§ **WHAT TO WORK ON**:
Write out each line of the listing as it stands, without the images.
-- START TASK INPUTS --
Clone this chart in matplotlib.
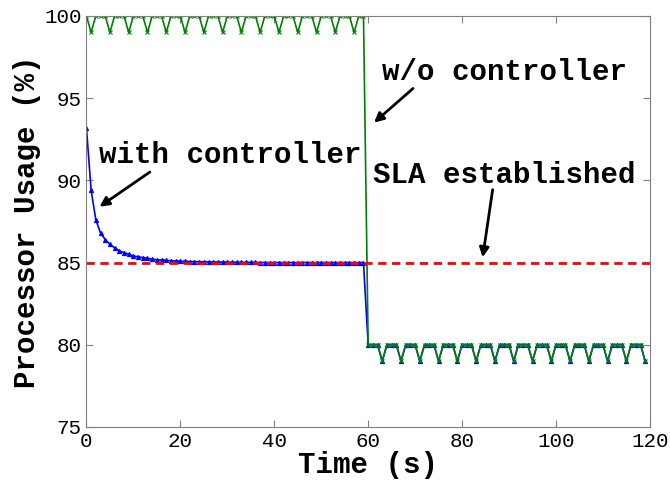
import numpy as np
import matplotlib
matplotlib.use('Agg')
import matplotlib.pyplot as plt

plt.rcParams['font.family'] = ['Liberation Mono', 'DejaVu Sans Mono']

# time axis (s)
time = np.arange(0, 120)

# w/o controller
usage_no_ctrl = [
    100, 99, 100, 100, 100, 99, 100, 100, 100, 99, 100, 100, 100, 99, 100, 100, 100, 99, 100, 100,
    100, 99, 100, 100, 100, 99, 100, 100, 100, 99, 100, 100, 100, 99, 100, 100, 100, 99, 100, 100,
    100, 99, 100, 100, 100, 99, 100, 100, 100, 99, 100, 100, 100, 99, 100, 100, 100, 99, 100, 100,
    80, 80, 80, 79, 80, 80, 80, 79, 80, 80, 80, 79, 80, 80, 80, 79, 80, 80, 80, 79,
    80, 80, 80, 79, 80, 80, 80, 79, 80, 80, 80, 79, 80, 80, 80, 79, 80, 80, 80, 79,
    80, 80, 80, 79, 80, 80, 80, 79, 80, 80, 80, 79, 80, 80, 80, 79, 80, 80, 80, 79,
]

# with controller
usage_ctrl = [
    93.2, 89.4, 87.6, 86.8, 86.4, 86.1, 85.9, 85.7, 85.6, 85.5,
    85.4, 85.35, 85.3, 85.25, 85.2, 85.17, 85.15, 85.13, 85.11, 85.1,
    85.08, 85.07, 85.06, 85.05, 85.05, 85.04, 85.04, 85.03, 85.03, 85.02,
    85.02, 85.02, 85.01, 85.01, 85.01, 85.01, 85.01, 85.0, 85.0, 85.0,
    85.0, 85.0, 85.0, 85.0, 85.0, 85.0, 85.0, 85.0, 85.0, 85.0,
    85.0, 85.0, 85.0, 85.0, 85.0, 85.0, 85.0, 85.0, 85.0, 85.0,
    80, 80, 80, 79, 80, 80, 80, 79, 80, 80, 80, 79, 80, 80, 80, 79, 80, 80, 80, 79,
    80, 80, 80, 79, 80, 80, 80, 79, 80, 80, 80, 79, 80, 80, 80, 79, 80, 80, 80, 79,
    80, 80, 80, 79, 80, 80, 80, 79, 80, 80, 80, 79, 80, 80, 80, 79, 80, 80, 80, 79,
]

sla = 85

fig = plt.figure(figsize=(6.7, 4.84), dpi=100)
ax = fig.add_axes([0.129, 0.118, 0.841, 0.849])

ax.plot(time, usage_ctrl, color='#0000ff', lw=1.2, marker='^', ms=3, mew=0.8)
ax.plot(time, usage_no_ctrl, color='#008000', lw=1.2, marker='x', ms=3, mew=0.8)
ax.axhline(sla, color='#ff0000', lw=2, ls='--', dashes=(3, 2))

ax.set_xlim(0, 120)
ax.set_ylim(75, 100)
ax.set_xticks([0, 20, 40, 60, 80, 100, 120])
ax.set_yticks([75, 80, 85, 90, 95, 100])
ax.tick_params(direction='in', length=5, top=True, right=True, labelsize=15, color='#808080')
for s in ax.spines.values():
    s.set_color('#808080')

ax.set_xlabel('Time (s)', fontsize=21, fontweight='bold', labelpad=0)
ax.set_ylabel('Processor Usage (%)', fontsize=21, fontweight='bold', labelpad=2)

txt = dict(fontsize=21, fontweight='bold', ha='center', va='center')
arr = dict(arrowstyle='-|>', color='black', lw=2, mutation_scale=14)

ax.text(30.6, 91.55, 'with controller', **txt)
ax.annotate('', xy=(2.3, 88.3), xytext=(14.0, 90.6), arrowprops=arr)

ax.text(89.1, 96.6, 'w/o controller', **txt)
ax.annotate('', xy=(60.8, 93.4), xytext=(70.0, 95.7), arrowprops=arr)

ax.text(88.9, 90.35, 'SLA established', **txt)
ax.annotate('', xy=(84.3, 85.15), xytext=(86.6, 89.6), arrowprops=arr)

fig.savefig('out.png', dpi=100)
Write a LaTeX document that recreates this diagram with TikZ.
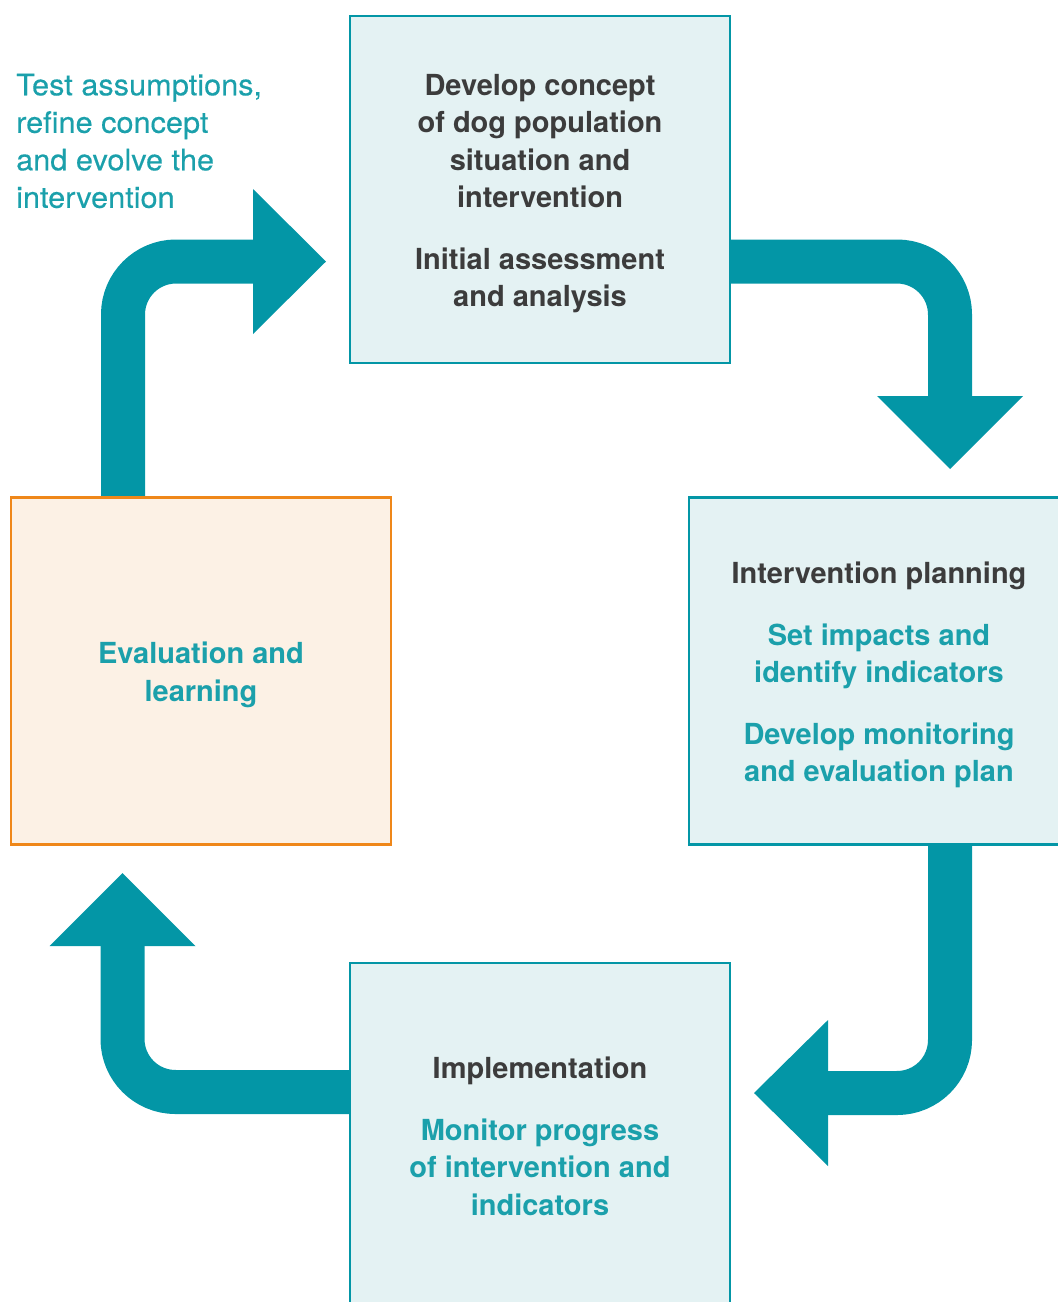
\documentclass[tikz,border=0pt]{standalone}
\usepackage{fontspec}
\setmainfont{TeX Gyre Heros}
\newfontfamily\notefamily[FakeStretch=1.04,FakeBold=0.3]{TeX Gyre Heros}
\definecolor{tealline}{HTML}{0396A6}
\definecolor{tealfill}{HTML}{E4F2F3}
\definecolor{tealtext}{HTML}{1BA0AB}
\definecolor{inkgray}{HTML}{3C3C3C}
\definecolor{orangeline}{HTML}{EF8719}
\definecolor{orangefill}{HTML}{FCF1E5}
\newcommand\boxfont{\bfseries\fontsize{29}{37.5}\selectfont}
\newcommand\notefont{\notefamily\fontsize{29.5}{37.5}\selectfont}
\tikzset{
  box/.style={draw=tealline, fill=tealfill, line width=2.5pt,
    minimum width=380pt, minimum height=347pt, inner sep=0pt},
  evalbox/.style={box, draw=orangeline, fill=orangefill},
  boxtext/.style={align=center, inner sep=0pt, font=\boxfont, text=tealtext},
  band/.style={draw=tealline, line width=44pt, rounded corners=53pt},
  head/.style={fill=tealline}
}
\begin{document}
\begin{tikzpicture}[x=1pt,y=-1pt]
    \useasboundingbox (0,0) rectangle (1058,1302);
    \clip (0,0) rectangle (1058,1302);
    % arrow ends
    \coordinate (up0) at (123,497);
    \coordinate (up1) at (253,261.5);
    \coordinate (rt0) at (730,261.5);
    \coordinate (rt1) at (950,396);
    \coordinate (dn0) at (950,845);
    \coordinate (dn1) at (828,1093);
    \coordinate (lf0) at (350,1092);
    \coordinate (lf1) at (122.5,946);
    % bands
    \draw[band] (up0) |- (up1);
    \draw[band] (rt0) -| (rt1);
    \draw[band] (dn0) |- (dn1);
    \draw[band] (lf0) -| (lf1);
    % heads
    \fill[head] (up1) ++(0,-72.5) -- ++(73,72.5) -- ++(-73,72.5) -- cycle;
    \fill[head] (rt1) ++(-73,0) -- ++(73,73) -- ++(73,-73) -- cycle;
    \fill[head] (dn1) ++(0,-73) -- ++(-74,73) -- ++(74,73) -- cycle;
    \fill[head] (lf1) ++(-73,0) -- ++(73,-73) -- ++(73,73) -- cycle;
    % boxes
    \node[box] (concept) at (540,189.5) {};
    \node[box] (planning) at (879,671) {};
    \node[box] (implement) at (540,1136.5) {};
    \node[evalbox] (evaluate) at (201,671) {};
    % texts
    \node[boxtext, text=inkgray] (conceptText) at ([yshift=-4pt]concept.center)
        {Develop concept\\of dog population\\situation and\\intervention\\[24pt]Initial assessment\\and analysis};
    \node[boxtext] (planningText) at ([yshift=-4pt]planning.center)
        {\textcolor{inkgray}{Intervention planning}\\[24pt]Set impacts and\\identify indicators\\[24pt]Develop monitoring\\and evaluation plan};
    \node[boxtext] (implementText) at (implement.center)
        {\textcolor{inkgray}{Implementation}\\[24pt]Monitor progress\\of intervention and\\indicators};
    \node[boxtext] (evaluateText) at ([yshift=-4pt]evaluate.center) {Evaluation and\\learning};
    \node[anchor=west, align=left, inner sep=0pt, text=tealtext, font=\notefont] (note) at (16,141)
        {Test assumptions,\\refine concept\\and evolve the\\intervention};
\end{tikzpicture}
\end{document}
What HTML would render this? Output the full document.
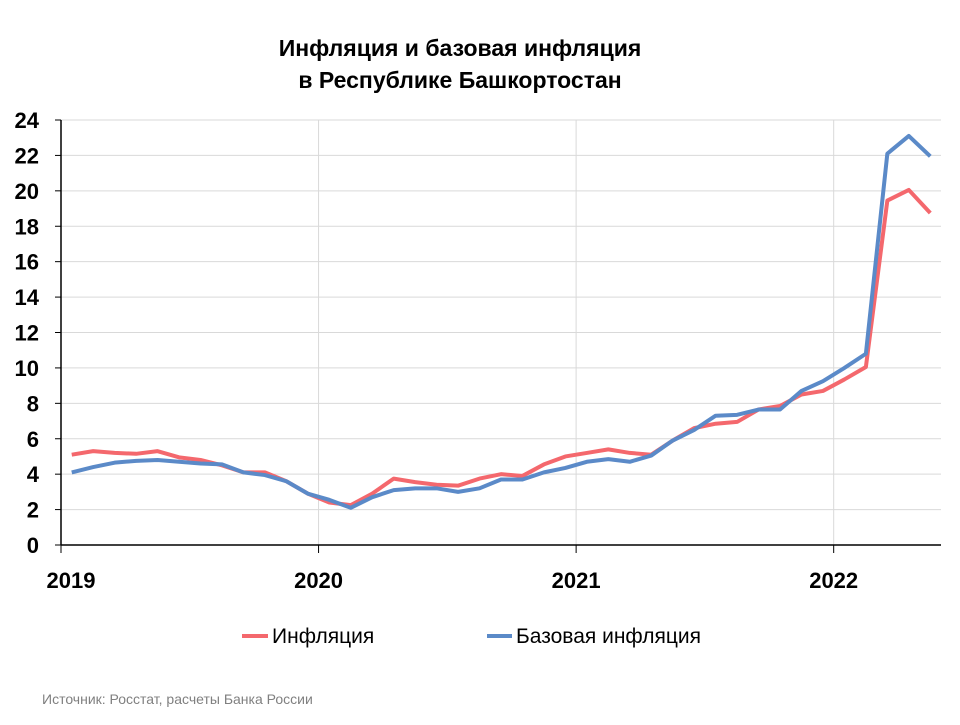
-- END TASK INPUTS --
§ **EXERCISE SOLUTION**:
Clone this chart in matplotlib.
import numpy as np
import matplotlib
matplotlib.use('Agg')
import matplotlib.pyplot as plt

plt.rcParams['font.family'] = ['Liberation Mono', 'DejaVu Sans Mono']

# time axis (s)
time = np.arange(0, 120)

# w/o controller
usage_no_ctrl = [
    100, 99, 100, 100, 100, 99, 100, 100, 100, 99, 100, 100, 100, 99, 100, 100, 100, 99, 100, 100,
    100, 99, 100, 100, 100, 99, 100, 100, 100, 99, 100, 100, 100, 99, 100, 100, 100, 99, 100, 100,
    100, 99, 100, 100, 100, 99, 100, 100, 100, 99, 100, 100, 100, 99, 100, 100, 100, 99, 100, 100,
    80, 80, 80, 79, 80, 80, 80, 79, 80, 80, 80, 79, 80, 80, 80, 79, 80, 80, 80, 79,
    80, 80, 80, 79, 80, 80, 80, 79, 80, 80, 80, 79, 80, 80, 80, 79, 80, 80, 80, 79,
    80, 80, 80, 79, 80, 80, 80, 79, 80, 80, 80, 79, 80, 80, 80, 79, 80, 80, 80, 79,
]

# with controller
usage_ctrl = [
    93.2, 89.4, 87.6, 86.8, 86.4, 86.1, 85.9, 85.7, 85.6, 85.5,
    85.4, 85.35, 85.3, 85.25, 85.2, 85.17, 85.15, 85.13, 85.11, 85.1,
    85.08, 85.07, 85.06, 85.05, 85.05, 85.04, 85.04, 85.03, 85.03, 85.02,
    85.02, 85.02, 85.01, 85.01, 85.01, 85.01, 85.01, 85.0, 85.0, 85.0,
    85.0, 85.0, 85.0, 85.0, 85.0, 85.0, 85.0, 85.0, 85.0, 85.0,
    85.0, 85.0, 85.0, 85.0, 85.0, 85.0, 85.0, 85.0, 85.0, 85.0,
    80, 80, 80, 79, 80, 80, 80, 79, 80, 80, 80, 79, 80, 80, 80, 79, 80, 80, 80, 79,
    80, 80, 80, 79, 80, 80, 80, 79, 80, 80, 80, 79, 80, 80, 80, 79, 80, 80, 80, 79,
    80, 80, 80, 79, 80, 80, 80, 79, 80, 80, 80, 79, 80, 80, 80, 79, 80, 80, 80, 79,
]

sla = 85

fig = plt.figure(figsize=(6.7, 4.84), dpi=100)
ax = fig.add_axes([0.129, 0.118, 0.841, 0.849])

ax.plot(time, usage_ctrl, color='#0000ff', lw=1.2, marker='^', ms=3, mew=0.8)
ax.plot(time, usage_no_ctrl, color='#008000', lw=1.2, marker='x', ms=3, mew=0.8)
ax.axhline(sla, color='#ff0000', lw=2, ls='--', dashes=(3, 2))

ax.set_xlim(0, 120)
ax.set_ylim(75, 100)
ax.set_xticks([0, 20, 40, 60, 80, 100, 120])
ax.set_yticks([75, 80, 85, 90, 95, 100])
ax.tick_params(direction='in', length=5, top=True, right=True, labelsize=15, color='#808080')
for s in ax.spines.values():
    s.set_color('#808080')

ax.set_xlabel('Time (s)', fontsize=21, fontweight='bold', labelpad=0)
ax.set_ylabel('Processor Usage (%)', fontsize=21, fontweight='bold', labelpad=2)

txt = dict(fontsize=21, fontweight='bold', ha='center', va='center')
arr = dict(arrowstyle='-|>', color='black', lw=2, mutation_scale=14)

ax.text(30.6, 91.55, 'with controller', **txt)
ax.annotate('', xy=(2.3, 88.3), xytext=(14.0, 90.6), arrowprops=arr)

ax.text(89.1, 96.6, 'w/o controller', **txt)
ax.annotate('', xy=(60.8, 93.4), xytext=(70.0, 95.7), arrowprops=arr)

ax.text(88.9, 90.35, 'SLA established', **txt)
ax.annotate('', xy=(84.3, 85.15), xytext=(86.6, 89.6), arrowprops=arr)

fig.savefig('out.png', dpi=100)
Write a LaTeX document that recreates this diagram with TikZ.
\documentclass[tikz,border=0pt]{standalone}
\usepackage{fontspec}
\setmainfont{TeX Gyre Heros}
\newfontfamily\notefamily[FakeStretch=1.04,FakeBold=0.3]{TeX Gyre Heros}
\definecolor{tealline}{HTML}{0396A6}
\definecolor{tealfill}{HTML}{E4F2F3}
\definecolor{tealtext}{HTML}{1BA0AB}
\definecolor{inkgray}{HTML}{3C3C3C}
\definecolor{orangeline}{HTML}{EF8719}
\definecolor{orangefill}{HTML}{FCF1E5}
\newcommand\boxfont{\bfseries\fontsize{29}{37.5}\selectfont}
\newcommand\notefont{\notefamily\fontsize{29.5}{37.5}\selectfont}
\tikzset{
  box/.style={draw=tealline, fill=tealfill, line width=2.5pt,
    minimum width=380pt, minimum height=347pt, inner sep=0pt},
  evalbox/.style={box, draw=orangeline, fill=orangefill},
  boxtext/.style={align=center, inner sep=0pt, font=\boxfont, text=tealtext},
  band/.style={draw=tealline, line width=44pt, rounded corners=53pt},
  head/.style={fill=tealline}
}
\begin{document}
\begin{tikzpicture}[x=1pt,y=-1pt]
    \useasboundingbox (0,0) rectangle (1058,1302);
    \clip (0,0) rectangle (1058,1302);
    % arrow ends
    \coordinate (up0) at (123,497);
    \coordinate (up1) at (253,261.5);
    \coordinate (rt0) at (730,261.5);
    \coordinate (rt1) at (950,396);
    \coordinate (dn0) at (950,845);
    \coordinate (dn1) at (828,1093);
    \coordinate (lf0) at (350,1092);
    \coordinate (lf1) at (122.5,946);
    % bands
    \draw[band] (up0) |- (up1);
    \draw[band] (rt0) -| (rt1);
    \draw[band] (dn0) |- (dn1);
    \draw[band] (lf0) -| (lf1);
    % heads
    \fill[head] (up1) ++(0,-72.5) -- ++(73,72.5) -- ++(-73,72.5) -- cycle;
    \fill[head] (rt1) ++(-73,0) -- ++(73,73) -- ++(73,-73) -- cycle;
    \fill[head] (dn1) ++(0,-73) -- ++(-74,73) -- ++(74,73) -- cycle;
    \fill[head] (lf1) ++(-73,0) -- ++(73,-73) -- ++(73,73) -- cycle;
    % boxes
    \node[box] (concept) at (540,189.5) {};
    \node[box] (planning) at (879,671) {};
    \node[box] (implement) at (540,1136.5) {};
    \node[evalbox] (evaluate) at (201,671) {};
    % texts
    \node[boxtext, text=inkgray] (conceptText) at ([yshift=-4pt]concept.center)
        {Develop concept\\of dog population\\situation and\\intervention\\[24pt]Initial assessment\\and analysis};
    \node[boxtext] (planningText) at ([yshift=-4pt]planning.center)
        {\textcolor{inkgray}{Intervention planning}\\[24pt]Set impacts and\\identify indicators\\[24pt]Develop monitoring\\and evaluation plan};
    \node[boxtext] (implementText) at (implement.center)
        {\textcolor{inkgray}{Implementation}\\[24pt]Monitor progress\\of intervention and\\indicators};
    \node[boxtext] (evaluateText) at ([yshift=-4pt]evaluate.center) {Evaluation and\\learning};
    \node[anchor=west, align=left, inner sep=0pt, text=tealtext, font=\notefont] (note) at (16,141)
        {Test assumptions,\\refine concept\\and evolve the\\intervention};
\end{tikzpicture}
\end{document}
What HTML would render this? Output the full document.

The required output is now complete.